== GIVEN RECORDS

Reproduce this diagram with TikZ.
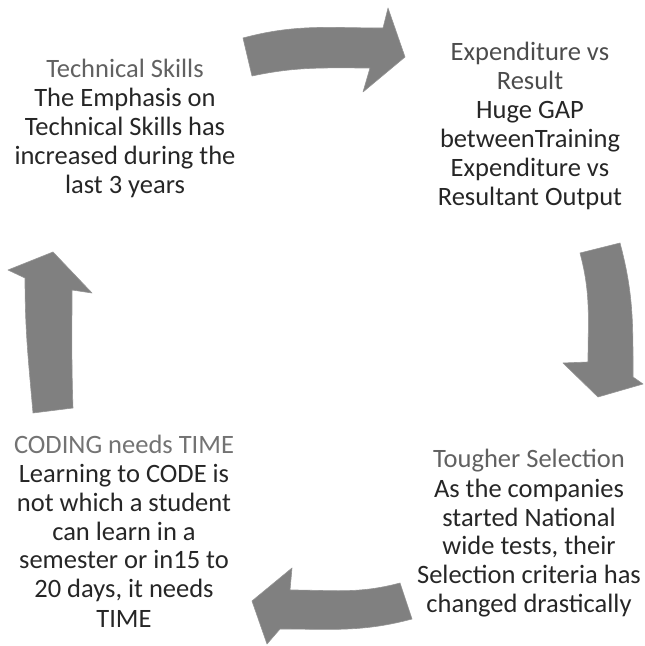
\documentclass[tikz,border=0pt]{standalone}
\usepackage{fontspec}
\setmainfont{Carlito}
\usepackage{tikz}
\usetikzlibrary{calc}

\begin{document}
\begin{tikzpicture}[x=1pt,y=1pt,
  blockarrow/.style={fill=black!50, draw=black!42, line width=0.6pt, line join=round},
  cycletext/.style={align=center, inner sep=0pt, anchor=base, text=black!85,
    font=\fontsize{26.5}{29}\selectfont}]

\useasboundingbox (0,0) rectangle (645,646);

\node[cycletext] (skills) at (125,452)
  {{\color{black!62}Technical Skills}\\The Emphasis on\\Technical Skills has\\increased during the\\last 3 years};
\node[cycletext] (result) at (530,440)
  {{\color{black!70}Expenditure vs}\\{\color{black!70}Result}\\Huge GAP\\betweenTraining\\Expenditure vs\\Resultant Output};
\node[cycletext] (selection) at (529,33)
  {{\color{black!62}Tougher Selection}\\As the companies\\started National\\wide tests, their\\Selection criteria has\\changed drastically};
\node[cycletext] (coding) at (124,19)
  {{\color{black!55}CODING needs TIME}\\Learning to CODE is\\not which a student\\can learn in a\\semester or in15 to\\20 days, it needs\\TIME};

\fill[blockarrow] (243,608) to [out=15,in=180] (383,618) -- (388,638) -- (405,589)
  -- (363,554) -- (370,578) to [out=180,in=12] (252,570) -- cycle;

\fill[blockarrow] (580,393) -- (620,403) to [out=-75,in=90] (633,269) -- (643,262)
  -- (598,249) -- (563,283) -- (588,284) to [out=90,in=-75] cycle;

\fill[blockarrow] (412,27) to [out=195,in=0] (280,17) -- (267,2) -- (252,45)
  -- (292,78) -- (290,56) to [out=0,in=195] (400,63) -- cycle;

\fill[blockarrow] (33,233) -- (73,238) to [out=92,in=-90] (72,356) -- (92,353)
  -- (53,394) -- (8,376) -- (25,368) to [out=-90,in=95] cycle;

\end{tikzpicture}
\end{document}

====
== GIVEN RECORDS

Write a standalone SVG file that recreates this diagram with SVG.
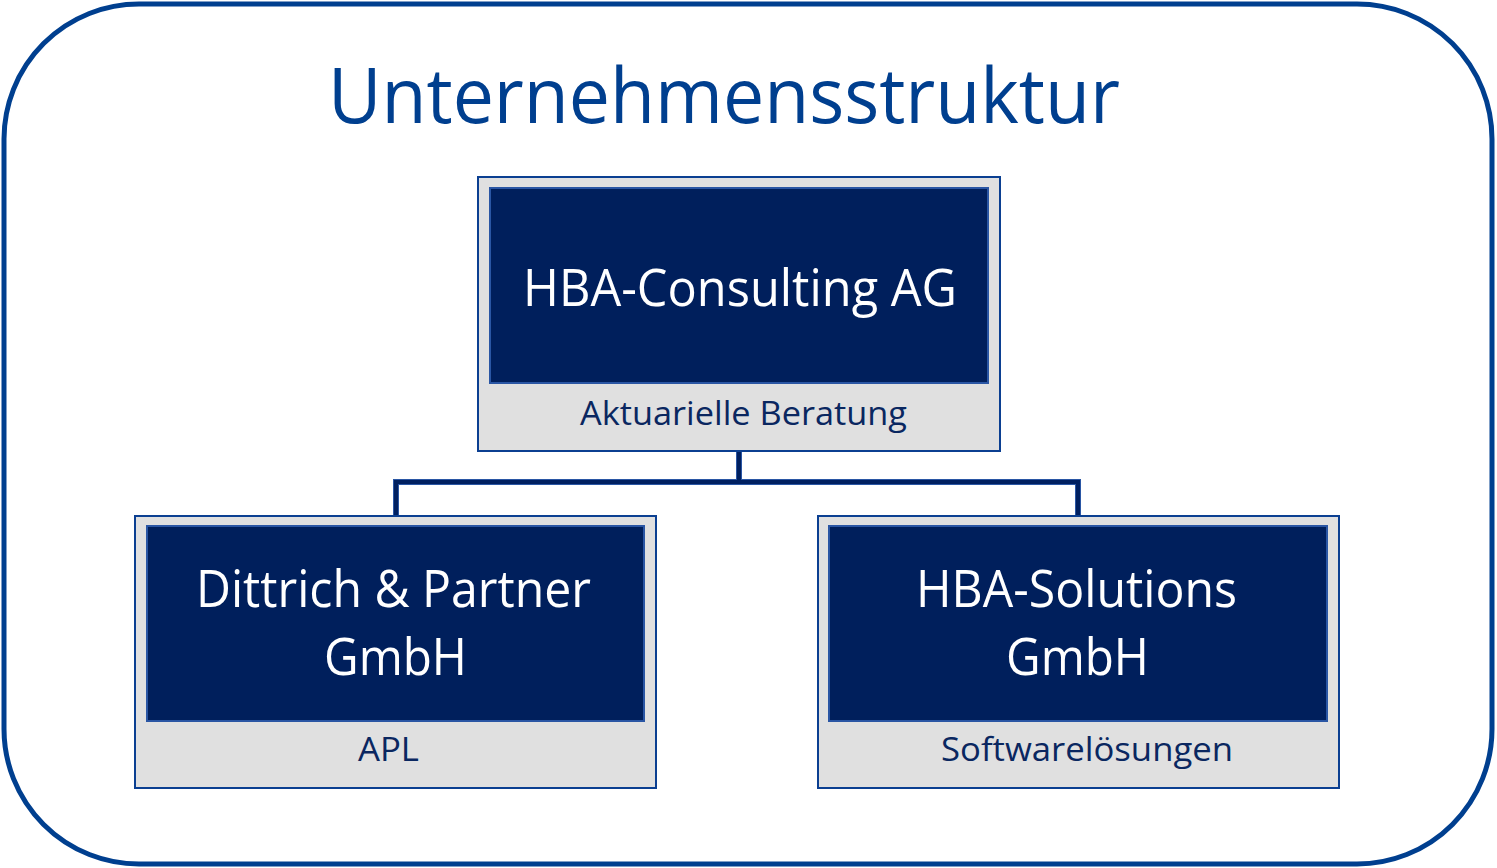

====

GIVEN EXERCISE: Give back the exact lines above, running from the one that has "Reproduce this diagram with TikZ." through the one that has "(0,0) rectangle (645,646);", with nothing added and no pictures.

SOLUTION TO THE PROBLEM:
Reproduce this diagram with TikZ.
\documentclass[tikz,border=0pt]{standalone}
\usepackage{fontspec}
\setmainfont{Carlito}
\usepackage{tikz}
\usetikzlibrary{calc}

\begin{document}
\begin{tikzpicture}[x=1pt,y=1pt,
  blockarrow/.style={fill=black!50, draw=black!42, line width=0.6pt, line join=round},
  cycletext/.style={align=center, inner sep=0pt, anchor=base, text=black!85,
    font=\fontsize{26.5}{29}\selectfont}]

\useasboundingbox (0,0) rectangle (645,646);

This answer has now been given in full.